Even if the issue is quickly fixed, clients often become more cautious in future reviews. They scrutinize work more closely, ask more questions, and become less willing to approve deliverables quickly.
Over time, this can affect the entire client relationship.
2. Increased Revision Cycles
One mistake often leads to additional rounds of review.
A client who spots a typo may begin checking every detail more carefully. What could have been a quick approval turns into another revision cycle.
This creates:
More emails
More meetings
More feedback loops
More delivery delays
The agency spends time correcting avoidable issues instead of creating value.
3. Reduced Agency Profitability
Many agencies underestimate how much revenue is lost through rework.
A correction may only take ten minutes.
But the full cost includes:
Internal communication
Project management
Client updates
Additional reviews
Team context switching
When these costs are multiplied across dozens of projects, small errors become a significant operational expense.
The mistake wasn't expensive.
The workflow disruption was.
4. Delayed Campaign Launches
In marketing and advertising, timing matters.
A single design issue discovered at the wrong moment can delay:
Campaign launches
Website releases
Product announcements
Print production
Paid media schedules
The larger the campaign, the greater the impact.
A small error can create a chain reaction across multiple stakeholders and deadlines.
5. Creative Team Burnout
Designers don't enjoy spending hours reviewing the same files repeatedly.
Yet many teams rely on manual quality checks as their primary defense against mistakes.
Over time, this creates:
Review fatigue
Reduced focus
Frustration
Creative burnout
The irony is that talented creatives end up spending more energy hunting for errors than creating great work.
Why Design Errors Happen in the First Place
Most agencies don't struggle because of a lack of talent.
They struggle because modern creative workflows are increasingly complex.
Projects often involve:
Multiple stakeholders
Frequent revisions
Tight deadlines
Scattered feedback channels
Numerous file versions
As complexity increases, the likelihood of small mistakes increases as well.
The issue is rarely the individual designer.
The issue is the system.
The Shift Toward Better Quality Control
The most successful agencies are beginning to treat quality control as an operational discipline rather than a final review step.
Instead of relying solely on manual checks, they invest in:
Structured review processes
Clear approval workflows
Centralized feedback systems
Version management
Design quality control practices
The goal isn't perfection.
The goal is reducing preventable errors before they reach clients.
The Future of Creative Quality
Creative teams are under more pressure than ever.
Projects move faster. Expectations are higher. Feedback comes from multiple directions.
In this environment, quality cannot depend entirely on memory and manual reviews.
The future belongs to agencies that combine creativity with operational excellence.
By building systems that catch small issues early, teams can spend less time fixing mistakes and more time doing what they do best: creating exceptional work.
Final Thoughts
Small design errors rarely stay small.
They create hidden costs in the form of lost trust, delayed approvals, reduced profitability, and team frustration.

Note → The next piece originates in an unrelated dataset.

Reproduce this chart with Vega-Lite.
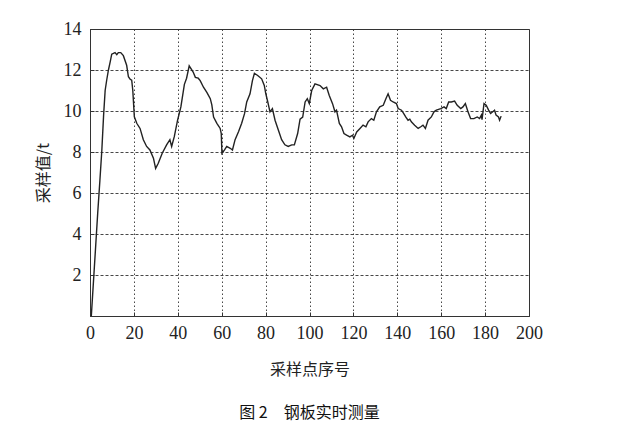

The agencies that thrive aren't necessarily the ones that make the fewest mistakes.
They're the ones that build processes capable of catching mistakes before anyone else sees them.
Because in creative work, protecting quality isn't just about avoiding errors.
It's about protecting confidence.
Frequently asked questions
Why are small design errors so important?
Small design errors affect client perception and trust. Even minor mistakes can make otherwise excellent work appear less professional.
How do design errors affect agency profitability?
Design errors often create additional revisions, project delays, and internal rework, all of which reduce operational efficiency and profit margins.
What causes design errors?
Common causes include tight deadlines, multiple revisions, scattered feedback, version confusion, and insufficient quality control processes.
How can agencies reduce design errors?
Agencies can reduce errors by implementing structured review workflows, centralized feedback systems, version management processes, and dedicated quality control practices.